# Instruction:
Give the count of lines containing the string "this", with no other output.

# Provided data:

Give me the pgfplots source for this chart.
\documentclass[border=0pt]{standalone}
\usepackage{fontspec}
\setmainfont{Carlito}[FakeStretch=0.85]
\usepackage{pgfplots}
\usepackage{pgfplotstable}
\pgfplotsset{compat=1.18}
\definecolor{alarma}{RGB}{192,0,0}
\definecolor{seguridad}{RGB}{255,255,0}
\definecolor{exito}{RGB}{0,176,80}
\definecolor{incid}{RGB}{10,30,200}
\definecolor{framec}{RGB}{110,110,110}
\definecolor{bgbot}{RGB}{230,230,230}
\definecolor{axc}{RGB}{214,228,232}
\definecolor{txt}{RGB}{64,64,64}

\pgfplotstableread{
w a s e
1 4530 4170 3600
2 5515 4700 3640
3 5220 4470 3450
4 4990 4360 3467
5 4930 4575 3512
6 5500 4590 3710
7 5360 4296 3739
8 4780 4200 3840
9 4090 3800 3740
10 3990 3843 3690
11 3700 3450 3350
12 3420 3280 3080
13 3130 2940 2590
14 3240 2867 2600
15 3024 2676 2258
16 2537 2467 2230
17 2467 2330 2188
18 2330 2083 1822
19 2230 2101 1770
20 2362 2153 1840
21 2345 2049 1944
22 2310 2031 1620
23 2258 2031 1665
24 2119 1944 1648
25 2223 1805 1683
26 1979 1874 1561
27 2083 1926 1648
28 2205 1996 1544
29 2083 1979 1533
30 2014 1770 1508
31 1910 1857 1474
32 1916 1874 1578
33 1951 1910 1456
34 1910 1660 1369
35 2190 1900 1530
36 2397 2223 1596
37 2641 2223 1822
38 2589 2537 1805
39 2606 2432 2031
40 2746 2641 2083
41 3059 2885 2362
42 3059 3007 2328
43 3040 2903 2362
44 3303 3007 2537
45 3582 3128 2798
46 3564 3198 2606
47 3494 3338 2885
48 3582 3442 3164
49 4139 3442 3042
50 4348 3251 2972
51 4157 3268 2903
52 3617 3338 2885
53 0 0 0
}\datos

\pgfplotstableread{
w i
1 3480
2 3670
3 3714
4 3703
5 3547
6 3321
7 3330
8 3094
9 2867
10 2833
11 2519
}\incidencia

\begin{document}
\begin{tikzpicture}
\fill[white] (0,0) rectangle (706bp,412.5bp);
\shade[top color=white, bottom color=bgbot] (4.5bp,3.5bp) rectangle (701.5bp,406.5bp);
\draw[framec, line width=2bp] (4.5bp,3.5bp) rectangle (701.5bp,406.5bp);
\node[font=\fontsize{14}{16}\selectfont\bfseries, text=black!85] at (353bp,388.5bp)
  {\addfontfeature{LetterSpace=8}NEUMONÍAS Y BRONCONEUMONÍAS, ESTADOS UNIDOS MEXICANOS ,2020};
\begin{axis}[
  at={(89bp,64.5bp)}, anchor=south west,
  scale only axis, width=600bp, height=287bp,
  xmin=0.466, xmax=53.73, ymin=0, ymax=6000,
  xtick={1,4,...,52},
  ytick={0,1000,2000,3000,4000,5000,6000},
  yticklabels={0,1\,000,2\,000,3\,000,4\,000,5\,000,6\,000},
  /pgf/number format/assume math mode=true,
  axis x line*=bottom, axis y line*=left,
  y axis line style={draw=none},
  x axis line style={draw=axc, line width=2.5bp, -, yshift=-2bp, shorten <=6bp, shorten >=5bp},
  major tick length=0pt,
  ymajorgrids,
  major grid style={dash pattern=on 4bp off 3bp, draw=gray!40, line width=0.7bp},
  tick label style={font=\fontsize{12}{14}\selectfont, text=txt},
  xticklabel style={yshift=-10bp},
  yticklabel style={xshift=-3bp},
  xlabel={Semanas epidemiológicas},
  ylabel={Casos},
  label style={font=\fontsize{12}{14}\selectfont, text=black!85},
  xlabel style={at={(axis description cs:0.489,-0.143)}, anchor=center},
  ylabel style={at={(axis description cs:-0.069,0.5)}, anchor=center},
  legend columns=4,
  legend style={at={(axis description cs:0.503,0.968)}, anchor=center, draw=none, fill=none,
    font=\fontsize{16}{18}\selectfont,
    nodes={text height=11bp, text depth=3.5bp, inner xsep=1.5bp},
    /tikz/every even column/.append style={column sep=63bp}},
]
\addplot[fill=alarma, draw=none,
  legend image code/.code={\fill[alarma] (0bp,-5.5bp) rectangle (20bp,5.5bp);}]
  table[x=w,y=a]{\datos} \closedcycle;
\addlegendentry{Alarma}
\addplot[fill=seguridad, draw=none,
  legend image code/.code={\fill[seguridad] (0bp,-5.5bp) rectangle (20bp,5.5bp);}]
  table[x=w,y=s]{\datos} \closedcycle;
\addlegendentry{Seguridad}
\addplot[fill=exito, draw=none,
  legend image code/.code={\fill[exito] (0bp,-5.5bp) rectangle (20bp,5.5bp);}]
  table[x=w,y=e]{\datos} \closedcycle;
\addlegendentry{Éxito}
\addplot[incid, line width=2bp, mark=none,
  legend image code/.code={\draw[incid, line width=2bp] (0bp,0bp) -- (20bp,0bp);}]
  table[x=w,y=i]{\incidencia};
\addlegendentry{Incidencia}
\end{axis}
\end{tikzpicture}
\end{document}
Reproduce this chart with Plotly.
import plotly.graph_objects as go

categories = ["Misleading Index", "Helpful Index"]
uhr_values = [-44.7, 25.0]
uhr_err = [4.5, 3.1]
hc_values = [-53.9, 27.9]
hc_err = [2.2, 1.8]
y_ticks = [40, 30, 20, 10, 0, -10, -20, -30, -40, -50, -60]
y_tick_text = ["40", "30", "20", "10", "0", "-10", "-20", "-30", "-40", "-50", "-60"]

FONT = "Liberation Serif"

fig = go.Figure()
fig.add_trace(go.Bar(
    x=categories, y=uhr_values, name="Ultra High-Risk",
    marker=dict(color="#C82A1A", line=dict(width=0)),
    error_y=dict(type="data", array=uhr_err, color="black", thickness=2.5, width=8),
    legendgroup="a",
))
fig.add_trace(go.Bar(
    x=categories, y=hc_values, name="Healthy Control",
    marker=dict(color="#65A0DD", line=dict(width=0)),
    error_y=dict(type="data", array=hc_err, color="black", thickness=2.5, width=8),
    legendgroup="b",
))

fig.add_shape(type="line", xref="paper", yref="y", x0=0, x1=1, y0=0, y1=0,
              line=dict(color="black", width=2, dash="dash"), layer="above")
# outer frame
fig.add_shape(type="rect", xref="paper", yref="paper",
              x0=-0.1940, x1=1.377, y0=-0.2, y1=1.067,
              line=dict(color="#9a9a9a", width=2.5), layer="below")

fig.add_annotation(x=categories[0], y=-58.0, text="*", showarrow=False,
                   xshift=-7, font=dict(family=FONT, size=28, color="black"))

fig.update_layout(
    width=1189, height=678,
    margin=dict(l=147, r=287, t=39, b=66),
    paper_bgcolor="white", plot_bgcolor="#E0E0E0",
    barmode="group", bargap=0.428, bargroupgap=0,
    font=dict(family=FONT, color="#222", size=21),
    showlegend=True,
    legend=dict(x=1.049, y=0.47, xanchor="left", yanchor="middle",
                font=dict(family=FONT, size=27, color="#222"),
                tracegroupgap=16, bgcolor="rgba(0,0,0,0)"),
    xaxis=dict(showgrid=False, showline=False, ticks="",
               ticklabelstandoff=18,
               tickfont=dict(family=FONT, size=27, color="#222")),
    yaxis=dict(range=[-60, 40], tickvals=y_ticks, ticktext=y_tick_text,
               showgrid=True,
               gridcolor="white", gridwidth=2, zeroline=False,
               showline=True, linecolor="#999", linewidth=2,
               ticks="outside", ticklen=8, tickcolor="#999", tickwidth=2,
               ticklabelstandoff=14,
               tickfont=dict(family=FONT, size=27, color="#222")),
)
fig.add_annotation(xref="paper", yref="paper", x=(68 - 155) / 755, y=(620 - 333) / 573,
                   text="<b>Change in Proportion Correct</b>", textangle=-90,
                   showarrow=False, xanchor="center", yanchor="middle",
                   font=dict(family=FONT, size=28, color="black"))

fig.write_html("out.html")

# Answer in full:
2